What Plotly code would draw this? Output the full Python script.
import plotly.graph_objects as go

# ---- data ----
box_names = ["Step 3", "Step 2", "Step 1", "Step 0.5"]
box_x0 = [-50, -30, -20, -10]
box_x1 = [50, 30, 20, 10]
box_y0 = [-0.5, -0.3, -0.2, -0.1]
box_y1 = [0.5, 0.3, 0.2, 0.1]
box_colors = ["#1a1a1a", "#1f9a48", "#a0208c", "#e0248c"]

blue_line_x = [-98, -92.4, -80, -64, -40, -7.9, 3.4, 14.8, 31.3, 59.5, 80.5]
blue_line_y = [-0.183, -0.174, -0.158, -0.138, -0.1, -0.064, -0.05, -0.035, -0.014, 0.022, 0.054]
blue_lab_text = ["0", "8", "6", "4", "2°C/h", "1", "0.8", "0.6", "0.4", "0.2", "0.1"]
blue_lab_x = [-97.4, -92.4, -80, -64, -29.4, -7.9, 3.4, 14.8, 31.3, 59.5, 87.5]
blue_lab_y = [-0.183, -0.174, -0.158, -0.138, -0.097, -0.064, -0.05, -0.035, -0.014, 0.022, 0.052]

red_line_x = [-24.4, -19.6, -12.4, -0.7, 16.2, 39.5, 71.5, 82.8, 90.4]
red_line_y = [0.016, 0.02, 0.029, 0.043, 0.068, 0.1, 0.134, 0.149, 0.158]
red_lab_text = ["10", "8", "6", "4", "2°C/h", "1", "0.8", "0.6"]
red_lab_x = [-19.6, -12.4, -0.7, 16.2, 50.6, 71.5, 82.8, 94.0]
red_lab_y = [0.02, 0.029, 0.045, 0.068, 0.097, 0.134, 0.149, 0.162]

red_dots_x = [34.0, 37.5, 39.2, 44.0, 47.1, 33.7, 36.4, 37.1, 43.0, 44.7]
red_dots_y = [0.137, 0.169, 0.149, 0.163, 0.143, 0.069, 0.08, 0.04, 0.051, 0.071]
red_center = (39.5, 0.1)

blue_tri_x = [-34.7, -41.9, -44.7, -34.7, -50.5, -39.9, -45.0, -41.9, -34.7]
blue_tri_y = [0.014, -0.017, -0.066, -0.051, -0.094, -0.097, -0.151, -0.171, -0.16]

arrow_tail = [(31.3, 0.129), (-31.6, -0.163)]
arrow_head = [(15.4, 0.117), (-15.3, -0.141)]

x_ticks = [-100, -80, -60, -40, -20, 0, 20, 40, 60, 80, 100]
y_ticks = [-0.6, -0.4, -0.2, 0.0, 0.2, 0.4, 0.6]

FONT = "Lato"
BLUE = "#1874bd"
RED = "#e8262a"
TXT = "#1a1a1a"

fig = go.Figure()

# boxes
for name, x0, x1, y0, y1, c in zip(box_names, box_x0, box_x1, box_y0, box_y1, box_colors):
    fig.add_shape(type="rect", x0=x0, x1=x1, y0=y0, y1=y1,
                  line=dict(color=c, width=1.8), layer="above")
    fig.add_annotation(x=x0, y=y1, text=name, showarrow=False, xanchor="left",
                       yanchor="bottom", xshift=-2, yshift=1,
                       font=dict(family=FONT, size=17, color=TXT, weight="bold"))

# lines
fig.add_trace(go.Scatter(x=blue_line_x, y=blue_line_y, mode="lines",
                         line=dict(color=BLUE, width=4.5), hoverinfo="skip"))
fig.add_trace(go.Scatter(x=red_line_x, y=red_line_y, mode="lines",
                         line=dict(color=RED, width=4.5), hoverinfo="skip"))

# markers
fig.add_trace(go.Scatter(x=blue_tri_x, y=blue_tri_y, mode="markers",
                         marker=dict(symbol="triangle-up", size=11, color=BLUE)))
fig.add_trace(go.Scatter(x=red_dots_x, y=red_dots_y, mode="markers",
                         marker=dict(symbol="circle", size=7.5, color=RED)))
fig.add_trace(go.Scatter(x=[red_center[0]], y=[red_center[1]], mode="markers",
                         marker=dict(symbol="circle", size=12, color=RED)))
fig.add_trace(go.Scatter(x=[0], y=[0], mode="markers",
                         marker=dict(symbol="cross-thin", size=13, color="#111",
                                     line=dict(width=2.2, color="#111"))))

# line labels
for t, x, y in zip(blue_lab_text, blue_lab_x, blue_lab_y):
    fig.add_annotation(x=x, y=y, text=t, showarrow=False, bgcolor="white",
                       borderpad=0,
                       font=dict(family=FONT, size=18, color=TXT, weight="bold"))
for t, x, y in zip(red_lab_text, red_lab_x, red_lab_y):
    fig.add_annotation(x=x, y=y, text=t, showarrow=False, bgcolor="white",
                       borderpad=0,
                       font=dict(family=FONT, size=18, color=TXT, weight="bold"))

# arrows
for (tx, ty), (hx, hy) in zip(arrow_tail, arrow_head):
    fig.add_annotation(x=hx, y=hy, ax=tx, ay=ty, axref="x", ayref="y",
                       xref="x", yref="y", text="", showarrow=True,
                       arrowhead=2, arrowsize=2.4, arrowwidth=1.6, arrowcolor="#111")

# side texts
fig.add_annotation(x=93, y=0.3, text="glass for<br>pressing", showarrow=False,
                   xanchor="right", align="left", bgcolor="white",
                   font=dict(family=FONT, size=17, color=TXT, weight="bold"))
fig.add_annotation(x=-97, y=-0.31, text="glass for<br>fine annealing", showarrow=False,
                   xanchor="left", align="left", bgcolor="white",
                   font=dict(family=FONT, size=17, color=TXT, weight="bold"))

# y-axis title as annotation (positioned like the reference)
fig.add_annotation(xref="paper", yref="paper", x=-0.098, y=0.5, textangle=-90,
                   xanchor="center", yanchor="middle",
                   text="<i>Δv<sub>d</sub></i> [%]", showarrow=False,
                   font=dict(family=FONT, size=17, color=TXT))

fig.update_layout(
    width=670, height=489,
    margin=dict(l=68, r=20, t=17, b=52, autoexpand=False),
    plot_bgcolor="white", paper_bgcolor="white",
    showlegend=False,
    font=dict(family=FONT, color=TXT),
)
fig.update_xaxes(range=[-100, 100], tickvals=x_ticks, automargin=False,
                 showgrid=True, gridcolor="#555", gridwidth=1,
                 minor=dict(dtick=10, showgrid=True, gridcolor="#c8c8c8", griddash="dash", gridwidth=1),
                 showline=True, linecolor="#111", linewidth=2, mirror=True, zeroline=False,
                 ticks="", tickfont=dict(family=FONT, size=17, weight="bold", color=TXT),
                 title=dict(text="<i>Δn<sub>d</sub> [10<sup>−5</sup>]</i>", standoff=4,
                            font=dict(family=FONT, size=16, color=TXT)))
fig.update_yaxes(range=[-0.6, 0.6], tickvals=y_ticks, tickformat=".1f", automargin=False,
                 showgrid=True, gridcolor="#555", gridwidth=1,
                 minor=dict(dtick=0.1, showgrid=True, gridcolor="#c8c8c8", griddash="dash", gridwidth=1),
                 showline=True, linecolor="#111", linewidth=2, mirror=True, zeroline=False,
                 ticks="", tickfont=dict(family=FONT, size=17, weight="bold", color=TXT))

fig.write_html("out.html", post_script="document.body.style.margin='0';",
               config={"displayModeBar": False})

- - - - -

* What is required
Type out the material again exactly as presented.

* Answer in full
What Plotly code would draw this? Output the full Python script.
import plotly.graph_objects as go

# ---- data ----
box_names = ["Step 3", "Step 2", "Step 1", "Step 0.5"]
box_x0 = [-50, -30, -20, -10]
box_x1 = [50, 30, 20, 10]
box_y0 = [-0.5, -0.3, -0.2, -0.1]
box_y1 = [0.5, 0.3, 0.2, 0.1]
box_colors = ["#1a1a1a", "#1f9a48", "#a0208c", "#e0248c"]

blue_line_x = [-98, -92.4, -80, -64, -40, -7.9, 3.4, 14.8, 31.3, 59.5, 80.5]
blue_line_y = [-0.183, -0.174, -0.158, -0.138, -0.1, -0.064, -0.05, -0.035, -0.014, 0.022, 0.054]
blue_lab_text = ["0", "8", "6", "4", "2°C/h", "1", "0.8", "0.6", "0.4", "0.2", "0.1"]
blue_lab_x = [-97.4, -92.4, -80, -64, -29.4, -7.9, 3.4, 14.8, 31.3, 59.5, 87.5]
blue_lab_y = [-0.183, -0.174, -0.158, -0.138, -0.097, -0.064, -0.05, -0.035, -0.014, 0.022, 0.052]

red_line_x = [-24.4, -19.6, -12.4, -0.7, 16.2, 39.5, 71.5, 82.8, 90.4]
red_line_y = [0.016, 0.02, 0.029, 0.043, 0.068, 0.1, 0.134, 0.149, 0.158]
red_lab_text = ["10", "8", "6", "4", "2°C/h", "1", "0.8", "0.6"]
red_lab_x = [-19.6, -12.4, -0.7, 16.2, 50.6, 71.5, 82.8, 94.0]
red_lab_y = [0.02, 0.029, 0.045, 0.068, 0.097, 0.134, 0.149, 0.162]

red_dots_x = [34.0, 37.5, 39.2, 44.0, 47.1, 33.7, 36.4, 37.1, 43.0, 44.7]
red_dots_y = [0.137, 0.169, 0.149, 0.163, 0.143, 0.069, 0.08, 0.04, 0.051, 0.071]
red_center = (39.5, 0.1)

blue_tri_x = [-34.7, -41.9, -44.7, -34.7, -50.5, -39.9, -45.0, -41.9, -34.7]
blue_tri_y = [0.014, -0.017, -0.066, -0.051, -0.094, -0.097, -0.151, -0.171, -0.16]

arrow_tail = [(31.3, 0.129), (-31.6, -0.163)]
arrow_head = [(15.4, 0.117), (-15.3, -0.141)]

x_ticks = [-100, -80, -60, -40, -20, 0, 20, 40, 60, 80, 100]
y_ticks = [-0.6, -0.4, -0.2, 0.0, 0.2, 0.4, 0.6]

FONT = "Lato"
BLUE = "#1874bd"
RED = "#e8262a"
TXT = "#1a1a1a"

fig = go.Figure()

# boxes
for name, x0, x1, y0, y1, c in zip(box_names, box_x0, box_x1, box_y0, box_y1, box_colors):
    fig.add_shape(type="rect", x0=x0, x1=x1, y0=y0, y1=y1,
                  line=dict(color=c, width=1.8), layer="above")
    fig.add_annotation(x=x0, y=y1, text=name, showarrow=False, xanchor="left",
                       yanchor="bottom", xshift=-2, yshift=1,
                       font=dict(family=FONT, size=17, color=TXT, weight="bold"))

# lines
fig.add_trace(go.Scatter(x=blue_line_x, y=blue_line_y, mode="lines",
                         line=dict(color=BLUE, width=4.5), hoverinfo="skip"))
fig.add_trace(go.Scatter(x=red_line_x, y=red_line_y, mode="lines",
                         line=dict(color=RED, width=4.5), hoverinfo="skip"))

# markers
fig.add_trace(go.Scatter(x=blue_tri_x, y=blue_tri_y, mode="markers",
                         marker=dict(symbol="triangle-up", size=11, color=BLUE)))
fig.add_trace(go.Scatter(x=red_dots_x, y=red_dots_y, mode="markers",
                         marker=dict(symbol="circle", size=7.5, color=RED)))
fig.add_trace(go.Scatter(x=[red_center[0]], y=[red_center[1]], mode="markers",
                         marker=dict(symbol="circle", size=12, color=RED)))
fig.add_trace(go.Scatter(x=[0], y=[0], mode="markers",
                         marker=dict(symbol="cross-thin", size=13, color="#111",
                                     line=dict(width=2.2, color="#111"))))

# line labels
for t, x, y in zip(blue_lab_text, blue_lab_x, blue_lab_y):
    fig.add_annotation(x=x, y=y, text=t, showarrow=False, bgcolor="white",
                       borderpad=0,
                       font=dict(family=FONT, size=18, color=TXT, weight="bold"))
for t, x, y in zip(red_lab_text, red_lab_x, red_lab_y):
    fig.add_annotation(x=x, y=y, text=t, showarrow=False, bgcolor="white",
                       borderpad=0,
                       font=dict(family=FONT, size=18, color=TXT, weight="bold"))

# arrows
for (tx, ty), (hx, hy) in zip(arrow_tail, arrow_head):
    fig.add_annotation(x=hx, y=hy, ax=tx, ay=ty, axref="x", ayref="y",
                       xref="x", yref="y", text="", showarrow=True,
                       arrowhead=2, arrowsize=2.4, arrowwidth=1.6, arrowcolor="#111")

# side texts
fig.add_annotation(x=93, y=0.3, text="glass for<br>pressing", showarrow=False,
                   xanchor="right", align="left", bgcolor="white",
                   font=dict(family=FONT, size=17, color=TXT, weight="bold"))
fig.add_annotation(x=-97, y=-0.31, text="glass for<br>fine annealing", showarrow=False,
                   xanchor="left", align="left", bgcolor="white",
                   font=dict(family=FONT, size=17, color=TXT, weight="bold"))

# y-axis title as annotation (positioned like the reference)
fig.add_annotation(xref="paper", yref="paper", x=-0.098, y=0.5, textangle=-90,
                   xanchor="center", yanchor="middle",
                   text="<i>Δv<sub>d</sub></i> [%]", showarrow=False,
                   font=dict(family=FONT, size=17, color=TXT))

fig.update_layout(
    width=670, height=489,
    margin=dict(l=68, r=20, t=17, b=52, autoexpand=False),
    plot_bgcolor="white", paper_bgcolor="white",
    showlegend=False,
    font=dict(family=FONT, color=TXT),
)
fig.update_xaxes(range=[-100, 100], tickvals=x_ticks, automargin=False,
                 showgrid=True, gridcolor="#555", gridwidth=1,
                 minor=dict(dtick=10, showgrid=True, gridcolor="#c8c8c8", griddash="dash", gridwidth=1),
                 showline=True, linecolor="#111", linewidth=2, mirror=True, zeroline=False,
                 ticks="", tickfont=dict(family=FONT, size=17, weight="bold", color=TXT),
                 title=dict(text="<i>Δn<sub>d</sub> [10<sup>−5</sup>]</i>", standoff=4,
                            font=dict(family=FONT, size=16, color=TXT)))
fig.update_yaxes(range=[-0.6, 0.6], tickvals=y_ticks, tickformat=".1f", automargin=False,
                 showgrid=True, gridcolor="#555", gridwidth=1,
                 minor=dict(dtick=0.1, showgrid=True, gridcolor="#c8c8c8", griddash="dash", gridwidth=1),
                 showline=True, linecolor="#111", linewidth=2, mirror=True, zeroline=False,
                 ticks="", tickfont=dict(family=FONT, size=17, weight="bold", color=TXT))

fig.write_html("out.html", post_script="document.body.style.margin='0';",
               config={"displayModeBar": False})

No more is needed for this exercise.